GBP/USD Analysis and Forecast – June 8th: US Inflation Remains the Key Market Driver

On the hourly chart, GBP/USD rebounded from the 1.3454–1.3466 resistance level on Friday, reversed in favor of the U.S. dollar, and fell below the 1.3349–1.3355 support level. This consolidation below the zone suggests further downside toward the 76.4% Fibonacci retracement level at 1.3277. A close above the 1.3349–1.3355 level would favor the pound and allow for a moderate rise toward the 50.0% Fibonacci level at 1.3408.

The wave structure remains bearish, as bulls lack positive geopolitical developments to launch a sustained advance. The latest completed upward wave failed to break the previous peak, while the latest downward wave broke below the previous low. Geopolitical developments remain highly uncertain at this stage, leaving neither bulls nor bears with a clear advantage. The bearish trend can only be considered complete after a break above the June 5 high.

The news background was entirely on the side of the bears on Friday, which led to the sharp decline. However, a new week has begun, and traders will need new reasons to open positions. The first important event of the week is scheduled for Wednesday. On that day, the U.S. inflation report for May will be released, and it is likely to shape expectations regarding the Federal Reserve's policy outlook ahead of next week's meeting. The Consumer Price Index may show acceleration for the third consecutive month. Analysts expect it to rise to 4.2%. Thus, inflation could exceed the Federal Reserve's target by more than two times in May. In my view, this would be sufficient for the market to begin pricing in monetary policy tightening by the Fed before the end of 2026. A rate hike in June remains unlikely, but the new FOMC President, Kevin Warsh, may indicate that the regulator is prepared to take such a step at its next meeting. If inflation slows, the Fed is likely to maintain its wait-and-see approach, reducing bears' confidence. Therefore, the higher the inflation reading in the United States, the more supportive it will be for the dollar.

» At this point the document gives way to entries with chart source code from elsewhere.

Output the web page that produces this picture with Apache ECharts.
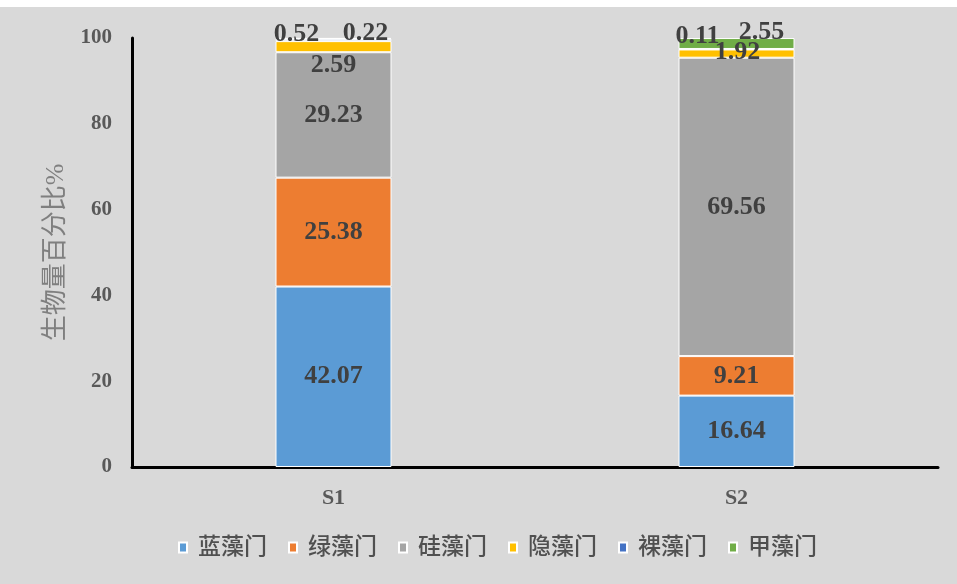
<!DOCTYPE html>
<html>
<head>
<meta charset="utf-8">
<script src="https://cdn.jsdelivr.net/npm/echarts@6/dist/echarts.min.js"></script>
<style>
html,body{margin:0;padding:0;background:#ffffff;}
#main{width:957px;height:584px;}
</style>
</head>
<body>
<div id="main"></div>
<script>
const categories = ['S1', 'S2'];
const seriesNames = ['蓝藻门', '绿藻门', '硅藻门', '隐藻门', '裸藻门', '甲藻门'];
const cyanophyta = [42.07, 16.64];
const chlorophyta = [25.38, 9.21];
const bacillariophyta = [29.23, 69.56];
const cryptophyta = [2.59, 1.92];
const euglenophyta = [0.52, 0.11];
const pyrrophyta = [0.22, 2.55];
const yTicks = [0, 20, 40, 60, 80, 100];

const colors = ['#5b9bd5', '#ed7d31', '#a5a5a5', '#ffc000', '#4472c4', '#70ad47'];
const allValues = [cyanophyta, chlorophyta, bacillariophyta, cryptophyta, euglenophyta, pyrrophyta];
// label offsets (style) for small segments, per series per category
const labelOffsets = [
  [[0, 0], [0, 0]],
  [[0, 0], [0, 0]],
  [[0, 0], [0, 0]],
  [[0, 19], [1, -1]],
  [[-37, -6], [-39, -13]],
  [[32, -5], [25, -11]]
];

const serif = '"Liberation Serif", "Times New Roman", "Noto Sans CJK SC", serif';

const series = seriesNames.map((name, i) => ({
  name: name,
  type: 'bar',
  stack: 'total',
  barWidth: 116,
  itemStyle: { color: colors[i], borderColor: '#ffffff', borderWidth: 1 },
  label: {
    show: true,
    position: 'inside',
    color: '#404040',
    fontFamily: serif,
    fontWeight: 'bold',
    fontSize: 26,
    formatter: p => p.value.toFixed(2)
  },
  data: allValues[i].map((v, j) => ({
    value: v,
    label: { offset: labelOffsets[i][j] }
  }))
}));

const chart = echarts.init(document.getElementById('main'));
chart.setOption({
  backgroundColor: '#d9d9d9',
  animation: false,
  color: colors,
  graphic: [{
    type: 'rect', left: 0, top: 0, shape: { width: 957, height: 7 },
    style: { fill: '#ffffff' }, z: 100
  }],
  grid: { left: 132, right: 19, top: 38, bottom: 117, containLabel: false },
  legend: {
    data: seriesNames,
    bottom: 20,
    left: 173,
    itemWidth: 8,
    itemHeight: 10,
    itemGap: 21,
    icon: 'rect',
    textStyle: {
      fontFamily: serif,
      fontSize: 23,
      fontWeight: 500,
      color: '#505050',
      padding: [0, 0, 0, 6]
    }
  },
  xAxis: {
    type: 'category',
    data: categories,
    axisLine: { show: true, lineStyle: { color: '#000000', width: 3 } },
    axisTick: { show: false },
    axisLabel: {
      fontFamily: serif, fontWeight: 'bold', fontSize: 22, color: '#595959', margin: 20
    }
  },
  yAxis: {
    type: 'value',
    min: yTicks[0],
    max: yTicks[yTicks.length - 1],
    interval: yTicks[1] - yTicks[0],
    name: '生物量百分比%',
    nameLocation: 'middle',
    nameGap: 63,
    nameTextStyle: { fontFamily: serif, fontSize: 26, color: '#7f7f7f' },
    axisLine: { show: true, lineStyle: { color: '#000000', width: 3 } },
    axisTick: { show: false },
    splitLine: { show: false },
    axisLabel: {
      fontFamily: serif, fontWeight: 'bold', fontSize: 21, color: '#595959', margin: 20
    }
  },
  series: series
});
</script>
</body>
</html>
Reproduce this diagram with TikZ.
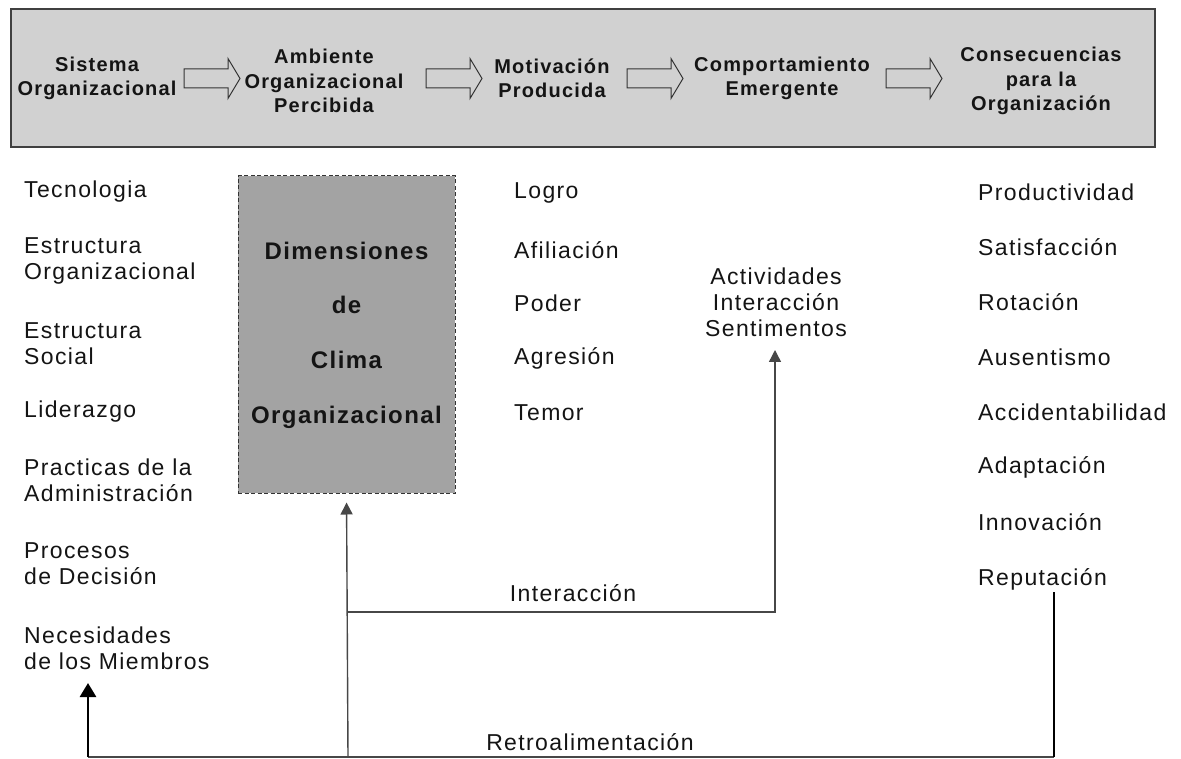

On the 4-hour chart, GBP/USD rebounded from the 1.3482–1.3514 resistance level and declined toward the 23.6% Fibonacci retracement level at 1.3327. Consolidation below this level would allow bears to continue their advance toward the next Fibonacci level at 1.3159 (0.0%). A rebound from the 1.3327 level would favor the pound and a moderate recovery toward 1.3429. No emerging divergences are currently observed on any indicator.

Commitments of Traders (COT) Report:

Sentiment among the Non-commercial group became less bearish during the latest reporting week. The number of long positions held by speculators decreased by 4,291, while the number of short positions fell by 13,471. The gap between long and short positions now stands at approximately 53,000 versus 110,000. Bears have dominated in recent months, which comes as no surprise given the geopolitical situation in the Middle East and the political crisis in the United Kingdom. The bears' advantage currently exceeds two to one.

I still do not believe in a sustained bearish trend for the pound. However, in the near term, market direction will depend not on economic indicators, Trump's trade policy, or central bank monetary policy, but rather on the duration, scale, and consequences of the war in the Middle East. In recent weeks, the market has adjusted to expectations of a prolonged conflict, but recent developments suggest that a ceasefire may still be reached, although the process is unlikely to be easy or quick.

News Calendar for the United States and the United Kingdom:

The economic calendar for June 8 contains no notable events. Therefore, the economic background is unlikely to influence market sentiment on Monday.

GBP/USD Forecast and Trading Tips:

Short positions were possible after the rebound from the 1.3454–1.3466 resistance level on the hourly chart, with targets at 1.3408 and 1.3349–1.3355. Both targets have been reached, and these positions may remain open with a target at 1.3277. Long positions may be considered today if the pair consolidates above the 1.3349–1.3355 level, targeting 1.3408.

Fibonacci grids are drawn from 1.3158–1.3655 on the hourly chart and from 1.3866–1.3158 on the 4-hour chart.